A walk in the Village

Construction is New York’s only real monument.



Kissena Hollow

January 2018

A walk in Kissena Hollow

The moment I stepped out under the night sky the moon rushed at me through the trees. I can’t ever remember being assaulted this way. I have never seen the moon this bright. My numb fingers fumbled though my camera’s controls trying to find the right exposure that would capture some detail. It was a fools errand. The radiant light was just so intense that it seared itself into the heavens and I had to content myself with an orb of pure white. It was only near dawn, when I caught up with it kissing the horizon, did the moon take on a determined blush, a hint of dark where the eclipse ate away at its edge. I was so absorbed by the super blue bloody moon that I did not realize how cold I was until it disappeared from sight.



Murray Hill

January 2018

A loop between Flushing and Murray Hill

It is obvious from the effort put into them that many people really care about their yards, but it is questionable if they ever really look at what they do to them. Then again what would I do without them?
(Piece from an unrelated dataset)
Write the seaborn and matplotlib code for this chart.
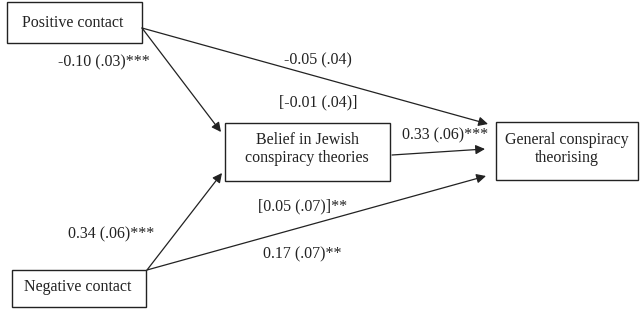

There is a real aesthetic to be found here, one that has certainly taken hold of my eye if not completely over my yard.



Kissena Hollow

January 2018

Wandering Kissena Hollow

When the artist Turner strapped himself to the mast of a ship during a storm, was it just to observe the light? Storms have a mysterious pull on some of us as if the answers we seek lie somewhere deep inside their rage. It is hard to resist the sirens call, and their song is ever more powerful when heard through the veil of troubled thoughts. With my mind swirling with as much intensity as the snow outside, I head out into the dark of night. I do not know what I hoped to accomplish in these conditions. I do not know what I did accomplish. Once back home, the journey seemed to be more like a dream than the work of my cold feet. My photographs were there as evidence, but of what? I had returned with more questions than when I left.



Tribeca

January 2018

A loop between Union Square and the Battery

IÕve noticed it for a long time, but it finally hit home today; so many of the nearly empty neighborhoods I used to travel through are now crowded with residents, shoppers and tourists. I must now proceed with caution through territories that once provided me with the loneliest of landscapes so I do not collide with all those on the street. Collide I do, for I am feeling increasingly out of place. I stand and stare at those walking around me with their noses buried in cellphones and tablets and ask who are they? Am I becoming a foreigner in my own city? The street answers by beckoning me onwards.



Williamsburg

January 2018

A ramble in Williamsburg

Whether tearing down a building, putting up a building, making repairs or ripping up a street; scaffolding, cranes, construction barriers and day-glow colors have become the norm in New York. The end of one job only leads to another, and a state of unpredictability fills the streets. While this gives me endless subject matter to shoot, there is a sense of unease in the air. It is as if there is no goal to be reached, just and endless stream of doing. In the moment this is fine with me.



Williamsburg

January 2018

A walk from Long Island City to Williamsburg

Concrete, glass, and stainless steel may be the new textures of the city but it is far from supreme. In between lay a whole other world that is often grimy and filled with scars, but one that still resonates because it knows how to speak to us.



Kissena Hollow

January 2018

A walk in Kissena Hollow

I’m out at dawn to meet with the birds. There is only one opening in the frozen lake so I know where to find them. What a rancor the morning blush brings; the din is so loud that it seems to be coming from a large machine, its gears grinding and churning, badly in need of oil. The ducks, geese and swans are not just marking boundaries or calling out to their mates; they are telling the world that they are happy to be alive on this frigid morning.